Backing or Carrier Materials
The backing or substrates used in PSA coated medical constructions and tapes can be plastic film, woven fabrics, nonwovens, foams and paper made from cellulose, cotton, polyester (PET), polyvinyl chloride (PVC), polyethylene (PE), polypropylene (PP) and polyurethane (PU) materials. The PSA or tape substrate should have sufficient mechanical properties (tensile strength, percent elongation and tear resistance) to avoid breaks during handling and converting processes. The backing should cut cleanly during slitting, die-cutting and other converting steps. Polyester and polyethylene substrates tend to have higher tear resistance. Polyester tends to have better die cutting and kiss cutting performance compared to PVC and PE. Certain applications require consideration of additional properties such as thermoformability and optical transmission or clarity of the plastic films and adhesives. For instance, optical clarity could be required to properly position a medicine laden dressing over a wound or allow monitoring for allergenic response. In some designs, a reservoir well needs to be created by thermoforming the substrate material. Polystyrene and polyvinyl chloride films are thermoformable. Polyester substrates have excellent smoothness and optical clarity.
Medical Release Liners
Release liners are another important component in any medical device, tape or construction using medical grade pressure sensitive adhesives. Medical release liners provide several functions in medical device manufacturing and pharmaceutical packaging. They package and protect most of the products described in Table 1 while providing easy removal by patients or medical personnel at the time of use. Liners are also process carriers enabling easier handling, converting and assembly without the adhesive medical products sticking together in a mess.

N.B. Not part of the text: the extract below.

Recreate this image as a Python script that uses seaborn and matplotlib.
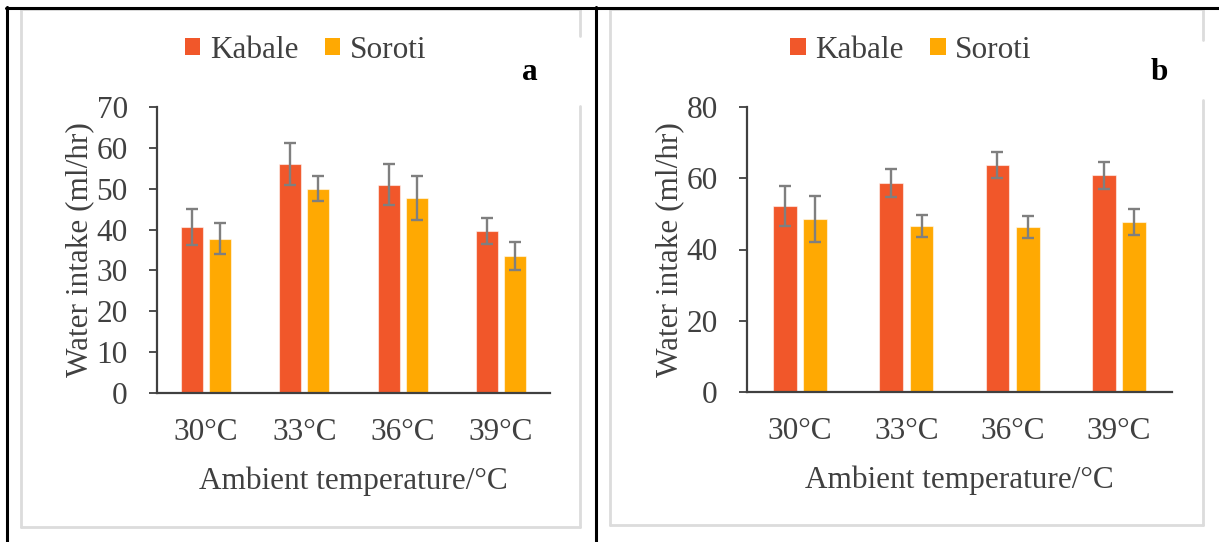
import matplotlib
matplotlib.use("Agg")
import matplotlib.pyplot as plt
from matplotlib.lines import Line2D
from matplotlib.patches import Patch
import seaborn as sns
import pandas as pd

# ---- data ----
temperatures = ["30°C", "33°C", "36°C", "39°C"]
sites = ["Kabale", "Soroti"]

a_kabale = [40.6, 56.1, 51.0, 39.7]
a_kabale_err = [4.4, 5.2, 5.0, 3.2]
a_soroti = [37.8, 50.0, 47.8, 33.5]
a_soroti_err = [3.9, 3.1, 5.4, 3.5]

b_kabale = [52.2, 58.7, 63.8, 60.9]
b_kabale_err = [5.6, 3.9, 3.7, 3.8]
b_soroti = [48.6, 46.7, 46.3, 47.8]
b_soroti_err = [6.5, 3.1, 3.1, 3.7]

a_yticks = [0, 10, 20, 30, 40, 50, 60, 70]
b_yticks = [0, 20, 40, 60, 80]

colors = ["#F1572A", "#FFA902"]
text_color = "#404040"
FS = 22.5

sns.set_theme(style="white")
plt.rcParams["font.family"] = ["Liberation Serif", "DejaVu Serif"]

W, H = 1219, 542
fig = plt.figure(figsize=(W / 100, H / 100), dpi=100)


def fx(px):
    return px / W


def fy(py):
    return 1 - py / H


def make_df(k, s):
    rows = []
    for t, v in zip(temperatures, k):
        rows.append({"temp": t, "site": "Kabale", "value": v})
    for t, v in zip(temperatures, s):
        rows.append({"temp": t, "site": "Soroti", "value": v})
    return pd.DataFrame(rows)


def draw_panel(rect, k, ke, s, se, yticks, ymax, letter, letter_xy, legend_xy):
    ax = fig.add_axes(rect)
    df = make_df(k, s)
    sns.barplot(data=df, x="temp", y="value", hue="site", order=temperatures,
                hue_order=sites, palette=colors, width=0.57, gap=0.21,
                errorbar=None, legend=False, ax=ax, saturation=1,
                edgecolor=(1, 1, 1, 0.55), linewidth=0.8)
    for cont, errs in zip(ax.containers, [ke, se]):
        xs = [b.get_x() + b.get_width() / 2 for b in cont]
        hs = [b.get_height() for b in cont]
        ax.errorbar(xs, hs, yerr=errs, fmt="none", ecolor="#7F7F7F",
                    elinewidth=1.7, capsize=4.3, capthick=1.7, zorder=5)
    ax.set_ylim(0, ymax)
    ax.set_xlim(-0.5, 3.5)
    ax.set_yticks(yticks)
    ax.set_yticklabels([str(v) for v in yticks])
    ax.set_xlabel("Ambient temperature/°C", fontsize=FS, color=text_color, labelpad=14)
    ax.set_ylabel("Water intake (ml/hr)", fontsize=FS, color=text_color, labelpad=1.5)
    for sp in ["top", "right"]:
        ax.spines[sp].set_visible(False)
    for sp in ["left", "bottom"]:
        ax.spines[sp].set_color("#404040")
        ax.spines[sp].set_linewidth(1.6)
    ax.tick_params(axis="y", which="major", left=True, length=6, width=1.3,
                   color="#404040", labelsize=FS, labelcolor=text_color, pad=15)
    ax.tick_params(axis="x", which="major", bottom=False, length=0,
                   labelsize=FS, labelcolor=text_color, pad=18)
    ax.set_facecolor("white")
    fig.text(fx(letter_xy[0]), fy(letter_xy[1]), letter, fontsize=FS, fontweight="bold",
             color="black", ha="center", va="center")
    handles = [Patch(facecolor=c, edgecolor="none") for c in colors]
    fig.legend(handles, sites, loc="center", bbox_to_anchor=(fx(legend_xy[0]), fy(legend_xy[1])),
               ncol=2, frameon=False, fontsize=FS, labelcolor=text_color,
               handlelength=0.5, handleheight=0.5, handletextpad=0.3,
               columnspacing=0.85, borderpad=0, borderaxespad=0)
    return ax


# panel frames (grey) and table lines (black)
grey = "#DCDCDC"


def grey_box(x0, y0, x1, y1, gap=None):
    segs = [((x0, y0), (x1, y0)), ((x0, y0), (x0, y1)), ((x0, y1), (x1, y1))]
    if gap:
        segs.append(((x1, y0), (x1, gap[0])))
        segs.append(((x1, gap[1]), (x1, y1)))
    else:
        segs.append(((x1, y0), (x1, y1)))
    for (a, b) in segs:
        fig.add_artist(Line2D([fx(a[0]), fx(b[0])], [fy(a[1]), fy(b[1])],
                              color=grey, lw=2, transform=fig.transFigure, zorder=0))


grey_box(21, 9, 580, 527, gap=(36, 106))
grey_box(610, 9, 1203, 525, gap=(40, 100))

for (a, b) in [((6, 7.5), (1219, 7.5)), ((6.5, 7), (6.5, 542)), ((596, 7), (596, 542))]:
    fig.add_artist(Line2D([fx(a[0]), fx(b[0])], [fy(a[1]), fy(b[1])],
                          color="black", lw=2.2, transform=fig.transFigure, zorder=1))

draw_panel([fx(157), fy(393), fx(550) - fx(157), fy(107) - fy(393)],
           a_kabale, a_kabale_err, a_soroti, a_soroti_err, a_yticks, 70,
           "a", (530, 72), (305.5, 50))
draw_panel([fx(747), fy(392), fx(1172) - fx(747), fy(107) - fy(392)],
           b_kabale, b_kabale_err, b_soroti, b_soroti_err, b_yticks, 80,
           "b", (1159, 72), (911, 50))

fig.savefig("out.png", dpi=100, facecolor="white")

The adhesive should not be retained or transfer to the release coating and the release coating should not transfer to the adhesive. Transfer could reduce the stickiness of the adhesive or impair drug delivery. The release coating must keep the adhesive tacky. In most applications, the release liner is discarded. Some medical applications may require reuse, repositioning or reapplication such as sensors or TENS electrodes, so an adhesive coated medical device may need to be peeled on and off the release liner. Saint-Gobain Performance Plastics provides a wide variety of high performance medical release liners under the NORFILM™ brand along with precision coating, laminating and customization services.
Medical Adhesive Compliance
Design, manufacturing and testing of pressure sensitive bioadhesives requires compliance to stringent FDA, ISO, USP, MHRA, Ph.Eu. or the applicable Notified Body regulations. Medical tapes typically have to conform to ISO 10933 standard for biocompatibility. ISO 10933 contains in vitro tests to evaluate the cytotoxicity of medical devices by assessing the toxic effects of adhesive extracts on cell cultures. The tape or PSA must also be devoid of any animal based raw materials according to BSE/TSE requirements. The medical adhesive product should be able to go through EtO, UV or thermal sterilization regimes to meet microbial limits without any property degradations.
A wide variety of medical pressure sensitive adhesives are available today to serve the multitude of new and developing drug, medical and pharmaceutical applications.